Furthermore, tests have been successful and an estimated £170 million worth (of which £65 million is tax-exempt) of precious metals are in the site. The mining would commence over a ten-year period and at least fifty jobs would be created. The company Scotgold are considering the local area as well, because some of the money will go to the local community to help develop a visitor and heritage centre. They are also taking into account that the initial mine structure, set up in the 1980s and '90s, is within a national park, meaning they are considering the possible complications that this may bring. See "The Environmental Impacts of the Cononish Mine" section for further details.

== Lead mining ==
The Eas Anie site was a major lead mining area from 1739 until 1923. The amount of lead mined led to a lead smelter being built in the mid-18th century in Strath Fillan just outside Tyndrum. The lead ore was brought off the hill and down directly to the smelter by a "gravity" track. At the time of the 1745 Jacobite rising, the English Jacobite Sir Robert Clifton owned the lease for the mine; the Argyle Militia suspected that Clifton was making the lead into bullets and sabotaged the workings and burned the miners' houses. In the ensuing years several firms tried to make a going concern of the mine including the Company of Mine Adventurers of England and the Scots Mining Company but turnover was greatly reduced by the end of the 19th century, and the last lead was extracted in 1923.

== Ascents ==
Beinn Chùirn has two popular routes of ascent and used together they can be utilised for a complete traverse of the hill if transport can be organised. One route starts in the Cononish glen and uses the south-east ridge as a means of ascent, passing the old mine workings and waterfalls around the Eas Anie gorge on the way to the summit. The other route starts in Glen Lochy at grid reference , there is no footbridge over the River Lochy but a railway bridge can be used to cross the river if it is in spate. The route then goes through the forest following the water course into the Garbh Choirean and climbing onto the summit ridge. Another route starts from Tyndrum and goes over Meall Odhar via the Sròn nan Colan lead mines before continuing to Beinn Chùirn by the SE ridge. The summit is a large flat area with an old fence crossing it just north of the cairn.
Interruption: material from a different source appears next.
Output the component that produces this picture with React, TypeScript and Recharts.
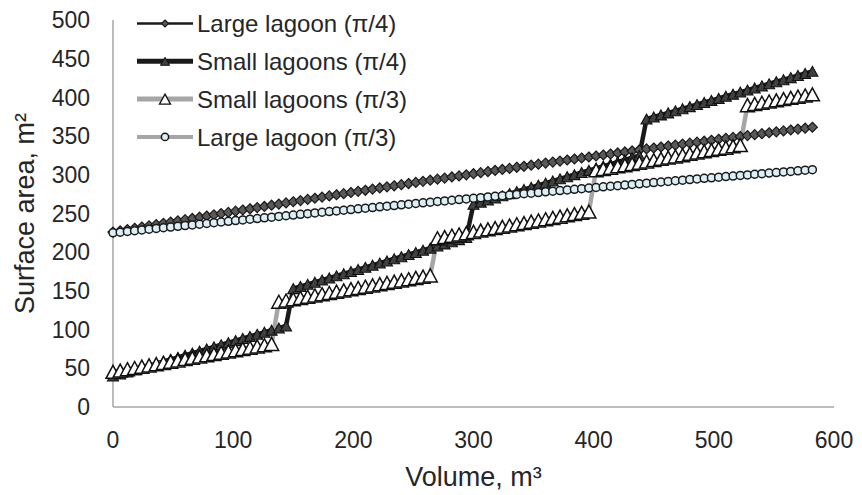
import { LineChart, Line, XAxis, YAxis, Legend, Label } from "recharts";

// ─── Data ────────────────────────────────────────────────

const volume = [
  0, 6, 12, 18, 24, 30, 36, 42, 48, 54, 60, 66, 72, 78, 84, 90, 96, 102, 108, 114,
  120, 126, 132, 138, 144, 150, 156, 162, 168, 174, 180, 186, 192, 198, 204, 210, 216, 222, 228, 234,
  240, 246, 252, 258, 264, 270, 276, 282, 288, 294, 300, 306, 312, 318, 324, 330, 336, 342, 348, 354,
  360, 366, 372, 378, 384, 390, 396, 402, 408, 414, 420, 426, 432, 438, 444, 450, 456, 462, 468, 474,
  480, 486, 492, 498, 504, 510, 516, 522, 528, 534, 540, 546, 552, 558, 564, 570, 576, 582,
];

const largeLagoon45 = [
  226.0, 227.6, 229.2, 230.9, 232.5, 234.1, 235.7, 237.3, 238.9, 240.5,
  242.0, 243.6, 245.2, 246.8, 248.3, 249.9, 251.4, 253.0, 254.5, 256.1,
  257.6, 259.1, 260.7, 262.2, 263.7, 265.2, 266.7, 268.2, 269.7, 271.2,
  272.7, 274.2, 275.6, 277.1, 278.6, 280.0, 281.5, 283.0, 284.4, 285.8,
  287.3, 288.7, 290.2, 291.6, 293.0, 294.4, 295.8, 297.2, 298.6, 300.0,
  301.4, 302.8, 304.2, 305.6, 306.9, 308.3, 309.7, 311.0, 312.4, 313.7,
  315.1, 316.4, 317.7, 319.1, 320.4, 321.7, 323.0, 324.3, 325.6, 326.9,
  328.2, 329.5, 330.8, 332.1, 333.4, 334.6, 335.9, 337.2, 338.4, 339.7,
  340.9, 342.2, 343.4, 344.6, 345.9, 347.1, 348.3, 349.5, 350.7, 351.9,
  353.1, 354.3, 355.5, 356.7, 357.9, 359.1, 360.2, 361.4,
];

const smallLagoons45 = [
  // 1 lagoon
  40.0, 42.7, 45.4, 48.1, 50.8, 53.5, 56.2, 58.9, 61.6, 64.2,
  66.9, 69.6, 72.3, 75.0, 77.7, 80.4, 83.1, 85.8, 88.5, 91.2,
  93.9, 96.6, 99.3, 102.0, 104.7,
  // 2 lagoons
  153.0, 155.7, 158.5, 161.2, 164.0, 166.7, 169.5, 172.2, 175.0, 177.7,
  180.5, 183.2, 186.0, 188.7, 191.5, 194.2, 197.0, 199.7, 202.5, 205.2,
  208.0, 210.7, 213.5, 216.2, 219.0,
  // 3 lagoons
  262.0, 264.7, 267.5, 270.2, 272.9, 275.7, 278.4, 281.1, 283.8, 286.6,
  289.3, 292.0, 294.8, 297.5, 300.2, 303.0, 305.7, 308.4, 311.1, 313.9,
  316.6, 319.3, 322.1, 324.8,
  // 4 lagoons
  372.0, 374.7, 377.4, 380.0, 382.7, 385.4, 388.1, 390.8, 393.4, 396.1,
  398.8, 401.5, 404.2, 406.9, 409.5, 412.2, 414.9, 417.6, 420.3, 422.9,
  425.6, 428.3, 431.0, 433.7,
];

const smallLagoons60 = [
  // 1 lagoon
  45.5, 47.1, 48.8, 50.4, 52.1, 53.7, 55.3, 57.0, 58.6, 60.2,
  61.9, 63.5, 65.2, 66.8, 68.4, 70.1, 71.7, 73.3, 75.0, 76.6,
  78.3, 79.9, 81.5,
  // 2 lagoons
  136.0, 137.6, 139.2, 140.9, 142.5, 144.1, 145.7, 147.3, 149.0, 150.6,
  152.2, 153.8, 155.4, 157.1, 158.7, 160.3, 161.9, 163.5, 165.1, 166.8,
  168.4, 170.0,
  // 3 lagoons
  218.0, 219.6, 221.3, 222.9, 224.6, 226.2, 227.9, 229.5, 231.2, 232.8,
  234.4, 236.1, 237.7, 239.4, 241.0, 242.6, 244.3, 245.9, 247.6, 249.2,
  250.9, 252.5,
  // 4 lagoons
  306.0, 307.6, 309.2, 310.9, 312.5, 314.1, 315.7, 317.3, 319.0, 320.6,
  322.2, 323.8, 325.4, 327.1, 328.7, 330.3, 331.9, 333.5, 335.1, 336.8,
  338.4,
  // 5 lagoons
  390.0, 391.6, 393.1, 394.7, 396.2, 397.8, 399.4, 400.9, 402.5, 404.0,
];

const largeLagoon60 = [
  225.0, 225.9, 226.9, 227.8, 228.8, 229.7, 230.7, 231.6, 232.5, 233.4,
  234.4, 235.3, 236.2, 237.1, 238.1, 239.0, 239.9, 240.8, 241.7, 242.6,
  243.5, 244.4, 245.3, 246.2, 247.1, 248.0, 248.9, 249.8, 250.7, 251.6,
  252.5, 253.3, 254.2, 255.1, 256.0, 256.9, 257.7, 258.6, 259.5, 260.3,
  261.2, 262.0, 262.9, 263.8, 264.6, 265.5, 266.3, 267.1, 268.0, 268.8,
  269.7, 270.5, 271.4, 272.2, 273.0, 273.8, 274.7, 275.5, 276.3, 277.1,
  278.0, 278.8, 279.6, 280.4, 281.2, 282.0, 282.8, 283.6, 284.4, 285.2,
  286.0, 286.8, 287.6, 288.4, 289.2, 290.0, 290.7, 291.5, 292.3, 293.1,
  293.8, 294.6, 295.4, 296.1, 296.9, 297.7, 298.4, 299.2, 299.9, 300.7,
  301.5, 302.2, 302.9, 303.7, 304.4, 305.2, 305.9, 306.6,
];

const xTicks = [0, 100, 200, 300, 400, 500, 600];
const yTicks = [0, 50, 100, 150, 200, 250, 300, 350, 400, 450, 500];

const data = volume.map((v, i) => ({
  volume: v,
  large45: largeLagoon45[i],
  small45: smallLagoons45[i],
  small60: smallLagoons60[i],
  large60: largeLagoon60[i],
}));

// ─── Styles ──────────────────────────────────────────────

const FONT = '"Liberation Sans", Arial, sans-serif';
const TEXT = "#262626";
const AXIS = "#a6a6a6";
const GRAY_LINE = "#a6a6a6";

// ─── Markers ─────────────────────────────────────────────

interface DotProps {
  cx?: number;
  cy?: number;
  index?: number;
}

function Diamond({ cx, cy, r = 5 }: DotProps & { r?: number }) {
  if (cx == null || cy == null) return null;
  return (
    <path
      d={`M${cx},${cy - r}L${cx + r},${cy}L${cx},${cy + r}L${cx - r},${cy}Z`}
      fill="#595959"
      stroke="#1a1a1a"
      strokeWidth={1.2}
    />
  );
}

function Triangle({
  cx,
  cy,
  w,
  h,
  fill,
  sw,
}: DotProps & { w: number; h: number; fill: string; sw: number }) {
  if (cx == null || cy == null) return null;
  return (
    <path
      d={`M${cx},${cy - h / 2}L${cx + w / 2},${cy + h / 2}L${cx - w / 2},${cy + h / 2}Z`}
      fill={fill}
      stroke="#111"
      strokeWidth={sw}
    />
  );
}

function Ring({ cx, cy, r = 4 }: DotProps & { r?: number }) {
  if (cx == null || cy == null) return null;
  return <circle cx={cx} cy={cy} r={r} fill="#dbeff4" stroke="#1a1a1a" strokeWidth={1.5} />;
}

// ─── Legend ──────────────────────────────────────────────

const legendRows = [
  { name: "Large lagoon (π/4)", stroke: "#1a1a1a", width: 2.5 },
  { name: "Small lagoons (π/4)", stroke: "#1a1a1a", width: 5 },
  { name: "Small lagoons (π/3)", stroke: GRAY_LINE, width: 5 },
  { name: "Large lagoon (π/3)", stroke: GRAY_LINE, width: 4 },
];

function LegendContent() {
  return (
    <svg width={320} height={150} style={{ display: "block" }}>
      {legendRows.map((row, i) => {
        const y = 15.5 + i * 37.8;
        return (
          <g key={row.name}>
            <line x1={7} x2={63} y1={y} y2={y} stroke={row.stroke} strokeWidth={row.width} />
            {i === 0 && <Diamond cx={35} cy={y} r={3.5} />}
            {i === 1 && <Triangle cx={35} cy={y} w={9} h={8} fill="#404040" sw={1} />}
            {i === 2 && <Triangle cx={35} cy={y} w={11} h={10} fill="#fff" sw={1.3} />}
            {i === 3 && <Ring cx={35} cy={y} r={3.6} />}
            <text x={67} y={y} dy="0.36em" fontSize={24} fontFamily={FONT} fill={TEXT}>
              {row.name}
            </text>
          </g>
        );
      })}
    </svg>
  );
}

// ─── Chart ───────────────────────────────────────────────

export default function App() {
  const tickStyle = { fontSize: 23, fill: TEXT, fontFamily: FONT };
  return (
    <div style={{ position: "absolute", left: 0, top: 0, width: 862, height: 495, background: "#fff" }}>
      <LineChart width={862} height={495} data={data} margin={{ top: 20, right: 28, left: 0, bottom: 0 }}>
        <XAxis
          type="number"
          dataKey="volume"
          domain={[0, 600]}
          ticks={xTicks}
          tickLine={false}
          tickSize={0}
          tickMargin={25}
          height={88}
          axisLine={{ stroke: AXIS, strokeWidth: 1.5 }}
          tick={tickStyle}
        >
          <Label
            value="Volume, m³"
            position="insideBottom"
            offset={9}
            style={{ fontSize: 27, fill: TEXT, fontFamily: FONT }}
          />
        </XAxis>
        <YAxis
          type="number"
          domain={[0, 500]}
          ticks={yTicks}
          tickLine={false}
          tickSize={0}
          tickMargin={23}
          width={113}
          axisLine={{ stroke: AXIS, strokeWidth: 1.5 }}
          tick={tickStyle}
        >
          <Label
            value="Surface area, m²"
            angle={-90}
            position="insideLeft"
            offset={24}
            style={{ fontSize: 27, fill: TEXT, fontFamily: FONT, textAnchor: "middle" }}
          />
        </YAxis>
        <Legend
          layout="vertical"
          align="center"
          verticalAlign="middle"
          content={() => <LegendContent />}
          wrapperStyle={{ left: 130, top: 8, width: 320, height: 150 }}
        />
        <Line
          type="linear"
          dataKey="large45"
          stroke="#1a1a1a"
          strokeWidth={2}
          isAnimationActive={false}
          activeDot={false}
          dot={(p: DotProps) => <Diamond key={`a${p.index}`} cx={p.cx} cy={p.cy} />}
        />
        <Line
          type="linear"
          dataKey="small45"
          stroke="#1a1a1a"
          strokeWidth={4.5}
          isAnimationActive={false}
          activeDot={false}
          dot={(p: DotProps) => (
            <Triangle key={`b${p.index}`} cx={p.cx} cy={p.cy} w={11} h={10} fill="#404040" sw={1.1} />
          )}
        />
        <Line
          type="linear"
          dataKey="small60"
          stroke={GRAY_LINE}
          strokeWidth={4.5}
          isAnimationActive={false}
          activeDot={false}
          dot={(p: DotProps) => (
            <Triangle key={`c${p.index}`} cx={p.cx} cy={p.cy} w={14} h={13} fill="#fff" sw={1.5} />
          )}
        />
        <Line
          type="linear"
          dataKey="large60"
          stroke={GRAY_LINE}
          strokeWidth={2.5}
          isAnimationActive={false}
          activeDot={false}
          dot={(p: DotProps) => <Ring key={`d${p.index}`} cx={p.cx} cy={p.cy} />}
        />
      </LineChart>
    </div>
  );
}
== Environmental impacts of the Cononish mine ==

Initially, the local community down in the village of Tyndrum, a popular tourist and walking centre bisected by the West Highland Way, locals talked positively of the project in the hills above them. The area has long attracted amateur gold panners, and John Riley, of Strathfillan community council says that the community is excited about the development. He also says that "The mine will provide obvious advantages in employment, training and education for young people and others in the community, which will have all sorts of knock-on effects on ancillary trades and hotels and guest houses." "People will want to come and see the mine. It will have a very beneficial effect. Obviously there are environmental issues but we think they have been adequately addressed."